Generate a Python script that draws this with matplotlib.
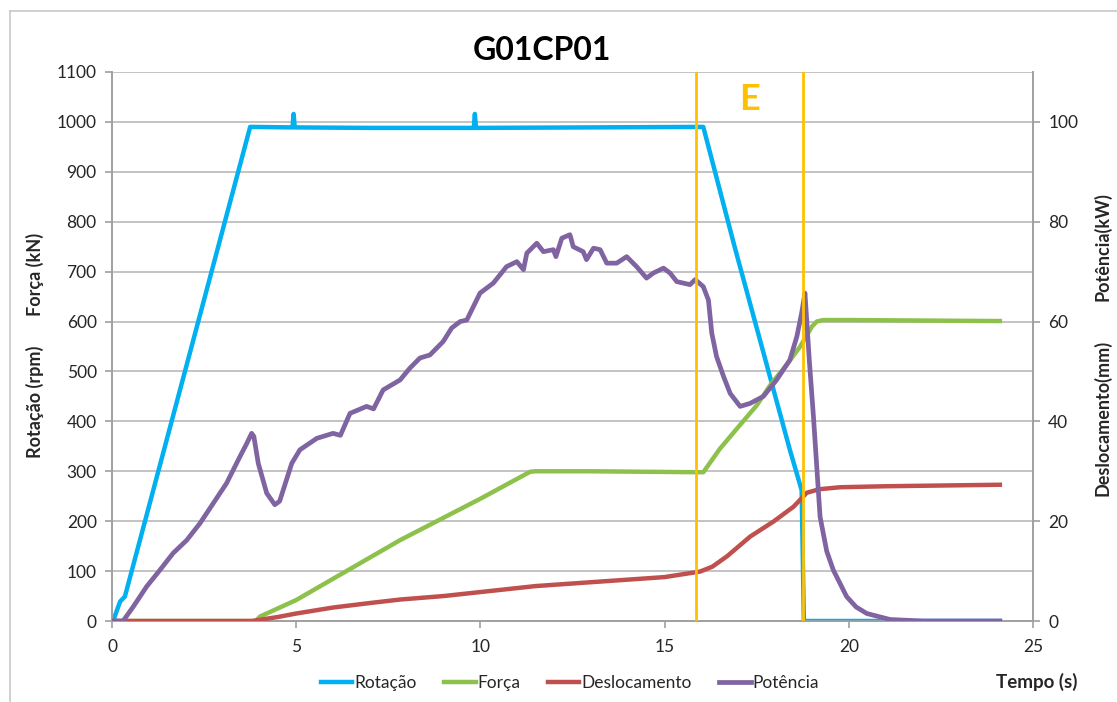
import matplotlib
matplotlib.use("Agg")
import matplotlib.pyplot as plt
from matplotlib.lines import Line2D

plt.rcParams['font.family'] = ['Lato', 'DejaVu Sans']

# ---------------- data ----------------
rot_t = [0, 0.03, 0.22, 0.35, 3.75, 4.9, 4.93, 4.96, 7.0, 9.82, 9.85, 9.88, 13.0, 16.05, 16.9, 18.4, 18.72, 18.78, 24.1]
rot_v = [0, 0, 39, 49, 990, 989, 1016, 989, 988, 988, 1016, 988, 989, 990, 750, 343, 262, 0, 0]

forca_t = [0, 3.9, 4.02, 5.0, 7.82, 10.0, 11.35, 11.5, 13, 14.5, 16.05, 16.5, 17.05, 17.5, 17.9, 18.3, 18.68, 19.0, 19.13, 19.3, 20, 22, 24.1]
forca_v = [0, 0, 9, 42, 162, 245, 299, 300, 300, 299, 298, 345, 393, 432, 476, 512, 550, 590, 600, 603, 603, 602, 601]

desl_t = [0, 3.8, 4.5, 5.0, 6.0, 7.0, 7.82, 9.0, 10.0, 11.5, 13.25, 15.0, 15.96, 16.3, 16.7, 17.32, 17.95, 18.5, 18.86, 19.2, 19.76, 21, 24.1]
desl_v = [0, 0, 0.8, 1.5, 2.7, 3.6, 4.3, 5.0, 5.8, 7.0, 7.9, 8.8, 9.9, 10.9, 13.0, 16.9, 19.9, 22.9, 25.7, 26.4, 26.8, 27.0, 27.3]

pot_t = [0, 0.3, 0.58, 0.94, 1.3, 1.66, 2.03, 2.39, 2.75, 3.11, 3.47, 3.66, 3.79, 3.85, 3.97,
         4.2, 4.42, 4.55, 4.65, 4.88, 5.1, 5.56, 6.0, 6.2, 6.46, 6.91, 7.1, 7.36, 7.82, 8.09,
         8.36, 8.63, 8.99, 9.22, 9.45, 9.63, 9.99, 10.35, 10.71, 10.99, 11.17, 11.26, 11.53, 11.71,
         11.98, 12.05, 12.21, 12.43, 12.52, 12.79, 12.88, 13.07, 13.25, 13.43, 13.7, 13.97, 14.24,
         14.51, 14.69, 14.97, 15.15, 15.33, 15.69, 15.83, 16.05, 16.19, 16.28, 16.41, 16.6, 16.78,
         17.05, 17.32, 17.68, 18.04, 18.4, 18.59, 18.72, 18.81, 18.93, 19.04, 19.22, 19.4, 19.58,
         19.94, 20.2, 20.49, 21.12, 22, 24.1]
pot_v = [0, 0, 2.9, 6.9, 10.2, 13.6, 16.2, 19.6, 23.6, 27.6, 32.9, 35.6, 37.6, 37.0, 31.6,
         25.6, 23.3, 24.0, 26.3, 31.6, 34.3, 36.6, 37.6, 37.2, 41.6, 43.0, 42.5, 46.3, 48.3, 50.7,
         52.7, 53.3, 56.0, 58.7, 60.0, 60.3, 65.7, 67.7, 71.0, 72.0, 70.4, 73.7, 75.7, 74.0,
         74.4, 73.0, 76.7, 77.4, 75.0, 74.0, 72.4, 74.7, 74.4, 71.7, 71.7, 73.0, 71.0,
         68.7, 69.7, 70.7, 69.7, 68.0, 67.4, 68.4, 67.0, 64.3, 57.7, 53.0, 49.0, 45.6,
         43.0, 43.6, 45.0, 48.3, 52.3, 57.0, 61.7, 65.7, 52.0, 41.0, 20.9, 14.0, 10.2,
         4.9, 2.8, 1.5, 0.3, 0, 0]

marker_t = [15.85, 18.75]
left_ticks = list(range(0, 1101, 100))
right_ticks = list(range(0, 101, 20))
x_ticks = [0, 5, 10, 15, 20, 25]

# ---------------- style ----------------
C_ROT = '#00B0F0'
C_FOR = '#8DC14C'
C_DES = '#C0504D'
C_POT = '#8064A2'
C_YEL = '#FFC000'
GRID = '#BEBEBE'
TXT = '#262626'

fig = plt.figure(figsize=(11.17, 7.02), dpi=100)
ax = fig.add_axes([112/1117, 1-621/702, (1033-112)/1117, (621-72)/702])
ax2 = ax.twinx()

ax.plot(rot_t, rot_v, color=C_ROT, lw=3.2, solid_joinstyle='round', label='Rotação', zorder=3)
ax.plot(forca_t, forca_v, color=C_FOR, lw=3.2, label='Força', zorder=3)
ax2.plot(desl_t, desl_v, color=C_DES, lw=3.2, label='Deslocamento', zorder=3)
ax2.plot(pot_t, pot_v, color=C_POT, lw=3.4, label='Potência', zorder=4)
for t in marker_t:
    ax2.axvline(t, color=C_YEL, lw=2, zorder=5)
ax2.text(17.3, 104.5, 'E', color=C_YEL, fontsize=26, fontweight='bold', ha='center', va='center')

ax.set_xlim(0, 25)
ax.set_ylim(0, 1100)
ax2.set_ylim(0, 110)
ax.set_xticks(x_ticks)
ax.set_yticks(left_ticks)
ax2.set_yticks(right_ticks)
ax.yaxis.grid(True, color=GRID, lw=1.3)
ax.set_axisbelow(True)

for a in (ax, ax2):
    a.spines['top'].set_visible(False)
    for s in ('left', 'right', 'bottom'):
        a.spines[s].set_color('#A0A0A0')
        a.spines[s].set_linewidth(1.2)
    a.tick_params(colors='#A0A0A0', labelcolor=TXT, labelsize=12.5, length=5, width=1.2)
ax.tick_params(axis='x', pad=8)
ax.tick_params(axis='y', pad=6)
ax2.tick_params(axis='y', pad=6)

fig.text(542/1117, 1-50/702, 'G01CP01', fontsize=23, fontweight='bold', ha='center', va='center', color='black')

lab_kw = dict(rotation=90, fontsize=13, fontweight='bold', ha='center', va='center', color=TXT)
fig.text(35/1117, 1-402/702, 'Rotação (rpm)', **lab_kw)
fig.text(35/1117, 1-274/702, 'Força (kN)', **lab_kw)
fig.text(1102/1117, 1-418/702, 'Deslocamento(mm)', **lab_kw)
fig.text(1102/1117, 1-247/702, 'Potência(kW)', **lab_kw)
fig.text(1037/1117, 1-682/702, 'Tempo (s)', fontsize=13.5, fontweight='bold', ha='center', va='center', color=TXT)

handles = ax.get_lines() + ax2.get_lines()[:2]
fig.legend(handles=handles[:4], labels=['Rotação', 'Força', 'Deslocamento', 'Potência'],
           loc='center', bbox_to_anchor=(570/1117, 1-683/702), ncol=4, frameon=False,
           fontsize=12.5, handlelength=1.8, handletextpad=0.1, columnspacing=1.6,
           labelcolor=TXT)

# figure border (top and left edges)
fig.add_artist(Line2D([10/1117, 1], [1-11/702, 1-11/702], color='#C8C8C8', lw=1.2, transform=fig.transFigure))
fig.add_artist(Line2D([10/1117, 10/1117], [0, 1-11/702], color='#C8C8C8', lw=1.2, transform=fig.transFigure))

fig.savefig('out.png', dpi=100)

........

WHAT YOU ARE ASKED TO DO
Copy nothing but the lines from the top of the material through the line holding "26.8, 27.0, 27.3]", exactly as written; omit pictures.

ANSWER IN FULL
Generate a Python script that draws this with matplotlib.
import matplotlib
matplotlib.use("Agg")
import matplotlib.pyplot as plt
from matplotlib.lines import Line2D

plt.rcParams['font.family'] = ['Lato', 'DejaVu Sans']

# ---------------- data ----------------
rot_t = [0, 0.03, 0.22, 0.35, 3.75, 4.9, 4.93, 4.96, 7.0, 9.82, 9.85, 9.88, 13.0, 16.05, 16.9, 18.4, 18.72, 18.78, 24.1]
rot_v = [0, 0, 39, 49, 990, 989, 1016, 989, 988, 988, 1016, 988, 989, 990, 750, 343, 262, 0, 0]

forca_t = [0, 3.9, 4.02, 5.0, 7.82, 10.0, 11.35, 11.5, 13, 14.5, 16.05, 16.5, 17.05, 17.5, 17.9, 18.3, 18.68, 19.0, 19.13, 19.3, 20, 22, 24.1]
forca_v = [0, 0, 9, 42, 162, 245, 299, 300, 300, 299, 298, 345, 393, 432, 476, 512, 550, 590, 600, 603, 603, 602, 601]

desl_t = [0, 3.8, 4.5, 5.0, 6.0, 7.0, 7.82, 9.0, 10.0, 11.5, 13.25, 15.0, 15.96, 16.3, 16.7, 17.32, 17.95, 18.5, 18.86, 19.2, 19.76, 21, 24.1]
desl_v = [0, 0, 0.8, 1.5, 2.7, 3.6, 4.3, 5.0, 5.8, 7.0, 7.9, 8.8, 9.9, 10.9, 13.0, 16.9, 19.9, 22.9, 25.7, 26.4, 26.8, 27.0, 27.3]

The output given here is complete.